Page 73 : « C’était un geste, un vrai, un grand, longuement préparé, soigneusement pensé, animé par une sourde révolte devant l’intolérable, guidé par un candide besoin de rédemption. Mais comment s’empêcher de penser que dans les plis de sa lourde robe il y a comme une forme inanimée, celle d’un désir soigneusement enseveli, quelque chose de déjà mort ? Car la blancheur redoutable de ces noces avec elle-même ressemble à celle des suaires, de l’effacement, du vide ».
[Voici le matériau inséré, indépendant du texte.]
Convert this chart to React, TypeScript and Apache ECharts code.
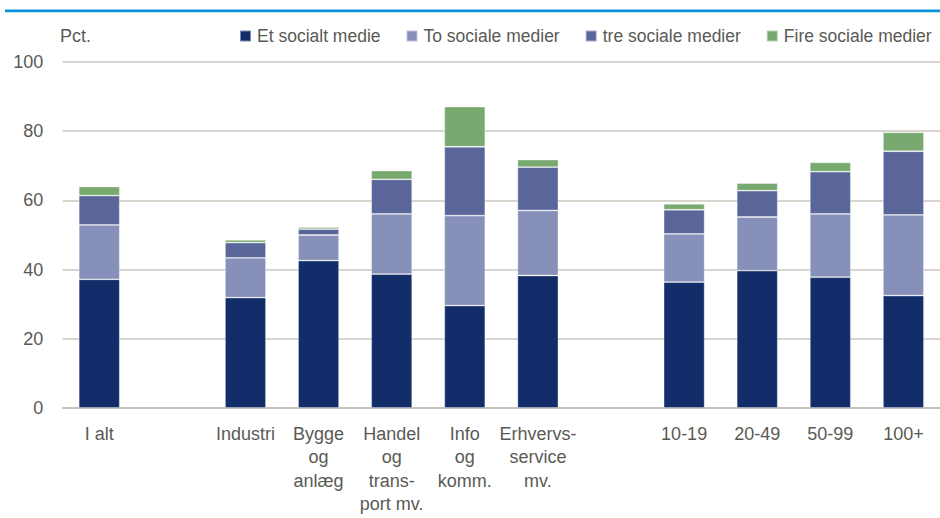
import React, { useEffect, useRef } from "react";
import * as echarts from "echarts";

const categories = [
  "I alt",
  "",
  "Industri",
  "Bygge\nog\nanlæg",
  "Handel\nog\ntrans-\nport mv.",
  "Info\nog\nkomm.",
  "Erhvervs-\nservice\nmv.",
  "",
  "10-19",
  "20-49",
  "50-99",
  "100+",
];

const seriesNames = ["Et socialt medie", "To sociale medier", "tre sociale medier", "Fire sociale medier"];

const etSocialtMedie = [37.2, null, 31.9, 42.6, 38.7, 29.6, 38.3, null, 36.4, 39.7, 37.8, 32.5];
const toSocialeMedier = [15.7, null, 11.5, 7.4, 17.4, 26.0, 18.8, null, 13.9, 15.5, 18.3, 23.3];
const treSocialeMedier = [8.5, null, 4.4, 1.7, 10.0, 19.9, 12.5, null, 7.0, 7.6, 12.2, 18.4];
const fireSocialeMedier = [2.6, null, 0.8, 0.6, 2.5, 11.6, 2.2, null, 1.7, 2.2, 2.7, 5.5];

const yTicks = { min: 0, max: 100, interval: 20 };

const colors = ["#122d69", "#8790b8", "#5a6699", "#78aa6f"];
const FONT = "'Liberation Sans Narrow', 'Arial Narrow', 'Liberation Sans', Arial, sans-serif";
const TEXT = "#5a5a55";

export default function App() {
  const ref = useRef<HTMLDivElement>(null);
  useEffect(() => {
    if (!ref.current) return;
    const chart = echarts.init(ref.current, undefined, { renderer: "svg" });
    const data = [etSocialtMedie, toSocialeMedier, treSocialeMedier, fireSocialeMedier];
    chart.setOption({
      animation: false,
      backgroundColor: "#ffffff",
      textStyle: { fontFamily: FONT },
      graphic: [
        {
          type: "rect",
          shape: { x: 5, y: 9.5, width: 940, height: 2.7 },
          style: { fill: "#0a94dc" },
        },
        {
          type: "text",
          x: 60,
          y: 36,
          style: {
            text: "Pct.",
            fontFamily: FONT,
            fontSize: 18,
            fill: TEXT,
            verticalAlign: "middle",
          },
        },
      ],
      legend: {
        data: seriesNames,
        left: 239,
        top: 25.5,
        width: 700,
        padding: 0,
        itemWidth: 11,
        itemHeight: 11,
        itemGap: 25,
        icon: "rect",
        textStyle: {
          fontFamily: FONT,
          fontSize: 17.5,
          lineHeight: 21,
          color: TEXT,
          padding: [0, 0, 0, 1],
        },
      },
      grid: { left: 62.7, right: -6.7, top: 62, bottom: 110, containLabel: false },
      xAxis: {
        type: "category",
        data: categories,
        axisTick: { show: false },
        axisLine: { lineStyle: { color: "#bdbdb3", width: 1.5 } },
        axisLabel: {
          interval: 0,
          margin: 14,
          fontFamily: FONT,
          fontSize: 18,
          lineHeight: 23.5,
          color: TEXT,
        },
      },
      yAxis: {
        type: "value",
        min: yTicks.min,
        max: yTicks.max,
        interval: yTicks.interval,
        axisLine: { show: false },
        axisTick: { show: false },
        splitLine: { lineStyle: { color: "#c9c9bf", width: 1.5 } },
        axisLabel: { margin: 19.5, fontFamily: FONT, fontSize: 18, color: TEXT },
      },
      series: seriesNames.map((name, i) => ({
        name,
        type: "bar",
        stack: "total",
        barWidth: 41,
        data: data[i].map((v) => (v === null ? "-" : v)),
        itemStyle: {
          color: colors[i],
          borderColor: "rgba(255,255,255,0.45)",
          borderWidth: 0.8,
        },
      })),
    });
    return () => chart.dispose();
  }, []);
  return (
    <div
      ref={ref}
      style={{ position: "fixed", left: 0, top: 0, width: 940, height: 518 }}
    />
  );
}
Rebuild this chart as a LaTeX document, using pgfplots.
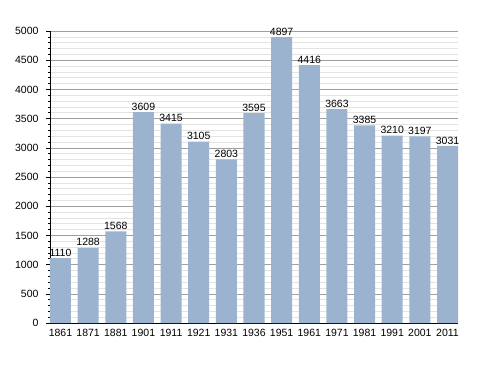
\documentclass[border=0pt]{standalone}
\usepackage{pgfplots}
\pgfplotsset{compat=1.18}
\usepackage{fontspec}
\setmainfont{Liberation Sans}
\definecolor{barblue}{RGB}{155,179,206}
\begin{document}
\begin{tikzpicture}[x=1pt,y=1pt]
\path[use as bounding box] (0,0) rectangle (488,373);
\begin{axis}[at={(50pt,50pt)}, anchor=south west, scale only axis,
  width=408pt, height=292pt,
  xmin=-0.3795, xmax=14.3795, ymin=0, ymax=5000,
  ybar, bar width=21pt,
  axis x line*=bottom, axis y line*=left,
  axis line style={black, line width=0.8pt},
  xtick=data,
  xticklabels={1861,1871,1881,1901,1911,1921,1931,1936,1951,1961,1971,1981,1991,2001,2011},
  x tick style={draw=none},
  ytick={0,500,...,5000}, minor y tick num=4,
  ymajorgrids, yminorgrids,
  major grid style={gray!75, line width=0.6pt},
  minor grid style={gray!22, line width=0.6pt},
  tick align=outside, major tick length=4pt, minor tick length=2pt,
  y tick style={black, line width=0.6pt},
  tick label style={font=\fontsize{10.5}{11}\selectfont},
  yticklabel style={xshift=-4pt},
  xticklabel style={yshift=1pt},
  /pgf/number format/assume math mode=true,
  /pgf/number format/1000 sep={},
  nodes near coords,
  nodes near coords style={font=\fontsize{10.5}{11}\selectfont, /pgf/number format/1000 sep={}, /pgf/number format/assume math mode=true, inner sep=1.5pt},
  ]
\addplot[fill=barblue, draw=none] coordinates {
(0,1110) (1,1288) (2,1568) (3,3609) (4,3415) (5,3105) (6,2803) (7,3595)
(8,4897) (9,4416) (10,3663) (11,3385) (12,3210) (13,3197) (14,3031)};
\end{axis}
\end{tikzpicture}
\end{document}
Pages 120-121 : « Il faut continuer à écrire, le plus difficile reste à faire, je t’avais prévenue l’ordinaire de la douleur, le dépôt scrupuleux de la plainte, rien de grandiose, rien de tragique, pas d’héroïne, pas de triomphe, dit ma mère, vas-y, il ne s’agit que de réparer, et sa voix m’encourage avec lassitude tandis qu’elle pose délicatement le dossier sur mon ventre, je le sens à travers la couverture sous laquelle je suis enfouie depuis des jours, puis elle s’éloigne. Alors je crie que je ne veux pas, que j’ai déjà écrit, que je n’ai pas cessé dans mes livres de parler d’elle, que ça suffit, je crie qu’il faut qu’elle arrête de mettre sa vie dans ce dossier et ce dossier dans la mienne, je crie que ce n’est pas à moi de rendre justice pour elle, que sa cause est minable, que je veux retourner à mon sujet […] »
« La robe blanche », Nathalie Léger, P.O.L., 16 euros.